Katie Roiphe writes in Slate:
In the most inflammatory and intriguing passages, she claims that men are put off by women in power, that they prefer the women who serve them—maids, masseuses, and secretaries—to their equals.
She attributes the fact that she is unmarried to her powerful position as an op-ed columnist at the New York Times. Then she notes her own family history of domestic service and concludes that “being a maid would have enhanced my chances with men.”
Oh shit. I’m fucked.
Or am I? Is my doom my own doing? Or undoing?
Because, as badass as I can be, I’m also ridiculously backward in my silly Cinderella visions of the storybook ending. And yet I’ve read The Cinderella Complex, I know better.

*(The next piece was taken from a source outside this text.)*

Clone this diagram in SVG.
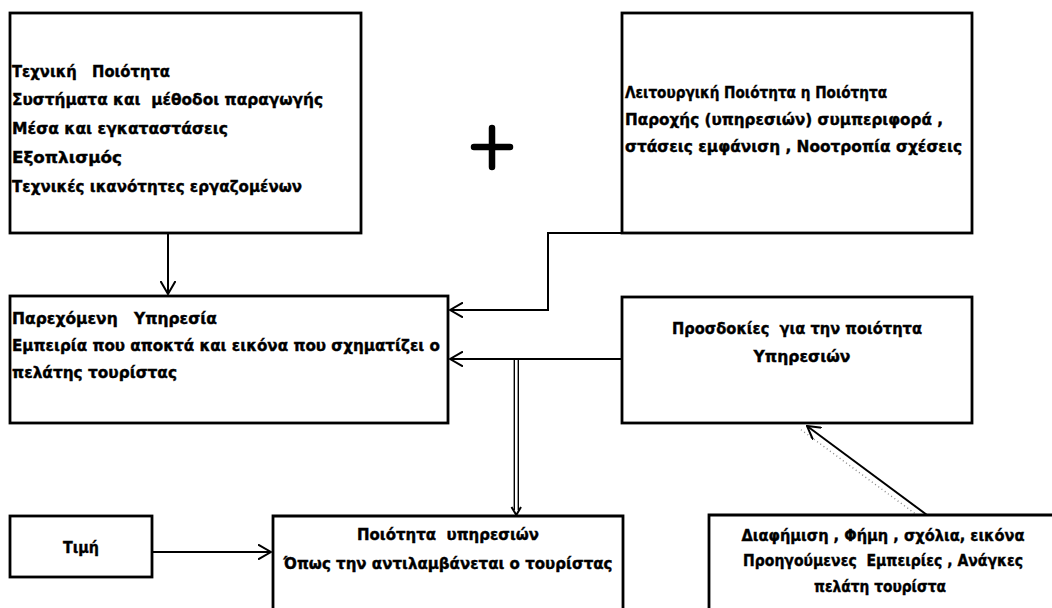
<svg xmlns="http://www.w3.org/2000/svg" width="1052" height="608" viewBox="0 0 1052 608">
<style>
.box{fill:#fff;stroke:#000;stroke-width:2.8}
.t{font-family:"DejaVu Sans","Liberation Sans",sans-serif;font-weight:bold;font-size:16px;fill:#000;stroke:#000;stroke-width:0.4;white-space:pre}
.m{text-anchor:middle}
.c{stroke:#000;stroke-width:2;fill:none}
.thin{stroke:#000;stroke-width:1.4;fill:none}
</style>
<defs>
<marker id="arr" viewBox="0 0 14 16" refX="13" refY="8" markerWidth="14" markerHeight="16" markerUnits="userSpaceOnUse" orient="auto">
<path d="M0,0.5 L13,8 L0,15.5" fill="none" stroke="#000" stroke-width="2"/>
</marker>
</defs>
<rect width="1052" height="608" fill="#fff"/>

<g id="connectors">
<line class="c" x1="168" y1="234" x2="168" y2="294" marker-end="url(#arr)"/>
<polyline class="c" points="647,233 548,233 548,310 450,310" marker-end="url(#arr)"/>
<line class="c" x1="622" y1="359" x2="450" y2="359" marker-end="url(#arr)"/>
<line class="thin" x1="514.3" y1="359" x2="514.3" y2="510"/>
<line class="thin" x1="518.3" y1="359" x2="518.3" y2="510"/>
<polyline class="c" points="511.5,507 516.3,515 521,507"/>
<line class="c" x1="152" y1="552" x2="271" y2="552" marker-end="url(#arr)"/>
<line x1="921" y1="518" x2="800" y2="429" stroke="#888" stroke-width="1.4" stroke-dasharray="1 3"/>
<line class="c" x1="927" y1="515" x2="807" y2="426" stroke-width="1.6" marker-end="url(#arr)"/>
</g>

<g id="plus">
<path d="M474,147 H510 M492,128 V167" stroke="#000" stroke-width="6.5" stroke-linecap="round" fill="none"/>
</g>

<g id="technical-quality">
<rect class="box" x="10" y="13" width="351" height="220"/>
<text class="t" x="12" y="77" textLength="158" lengthAdjust="spacingAndGlyphs">Τεχνική   Ποιότητα</text>
<text class="t" x="12" y="105" textLength="311" lengthAdjust="spacingAndGlyphs">Συστήματα και  μέθοδοι παραγωγής</text>
<text class="t" x="12" y="134" textLength="216" lengthAdjust="spacingAndGlyphs">Μέσα και εγκαταστάσεις</text>
<text class="t" x="12" y="163" textLength="110" lengthAdjust="spacingAndGlyphs">Εξοπλισμός</text>
<text class="t" x="12" y="192" textLength="290" lengthAdjust="spacingAndGlyphs">Τεχνικές ικανότητες εργαζομένων</text>
</g>

<g id="functional-quality">
<rect class="box" x="622" y="13" width="350" height="220"/>
<text class="t" x="625" y="98" textLength="262" lengthAdjust="spacingAndGlyphs">Λειτουργική Ποιότητα η Ποιότητα</text>
<text class="t" x="625" y="125" textLength="318" lengthAdjust="spacingAndGlyphs">Παροχής (υπηρεσιών) συμπεριφορά ,</text>
<text class="t" x="625" y="152" textLength="337" lengthAdjust="spacingAndGlyphs">στάσεις εμφάνιση , Νοοτροπία σχέσεις</text>
</g>

<g id="provided-service">
<rect class="box" x="10" y="296" width="438" height="127"/>
<text class="t" x="12" y="324" textLength="205" lengthAdjust="spacingAndGlyphs">Παρεχόμενη   Υπηρεσία</text>
<text class="t" x="12" y="351" textLength="428" lengthAdjust="spacingAndGlyphs">Εμπειρία που αποκτά και εικόνα που σχηματίζει ο</text>
<text class="t" x="12" y="378" textLength="165" lengthAdjust="spacingAndGlyphs">πελάτης τουρίστας</text>
</g>

<g id="expectations">
<rect class="box" x="622" y="297" width="350" height="126"/>
<text class="t m" x="797" y="334" textLength="250" lengthAdjust="spacingAndGlyphs">Προσδοκίες  για την ποιότητα</text>
<text class="t m" x="802" y="362" textLength="97" lengthAdjust="spacingAndGlyphs">Υπηρεσιών</text>
</g>

<g id="price">
<rect class="box" x="10" y="516" width="142" height="61"/>
<text class="t m" x="81" y="553" textLength="36" lengthAdjust="spacingAndGlyphs">Τιμή</text>
</g>

<g id="perceived-quality">
<path class="box" d="M273,608 V516 H623 V608"/>
<text class="t m" x="448" y="540" textLength="182" lengthAdjust="spacingAndGlyphs">Ποιότητα  υπηρεσιών</text>
<text class="t m" x="448" y="569" textLength="329" lengthAdjust="spacingAndGlyphs">Όπως την αντιλαμβάνεται ο τουρίστας</text>
</g>

<g id="influences">
<path class="box" d="M709,608 V515 H1052"/>
<text class="t m" x="883" y="541" textLength="283" lengthAdjust="spacingAndGlyphs">Διαφήμιση , Φήμη , σχόλια, εικόνα</text>
<text class="t m" x="883" y="566" textLength="280" lengthAdjust="spacingAndGlyphs">Προηγούμενες  Εμπειρίες , Ανάγκες</text>
<text class="t m" x="880" y="592" textLength="132" lengthAdjust="spacingAndGlyphs">πελάτη τουρίστα</text>
</g>
</svg>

Nonetheless, I’m the one sitting here waiting for fate: I don’t need to put myself out there, I don’t need to maybe get up in someone’s face I’m attracted to and force them to notice I exist, the right person will magically float, as if on fairy dust laden air, to my side, and Tinkerbelle will fly by and the heavens will open and drop candy-covered thousand dollar bills and marzipan pigs.
So I’m torn: Do I chase after those I’m interested in, or do I continue to trust that the universe and fate really are in cahoots, and someone great will just pop onto my radar? I really don’t know.
And it’s not like I’m miserable, or desperate. It’s just, well, the part that worries me is this: Did MoDo, and the women like her who’ve hit the trenches ahead of us, assume fate would take care of it all too?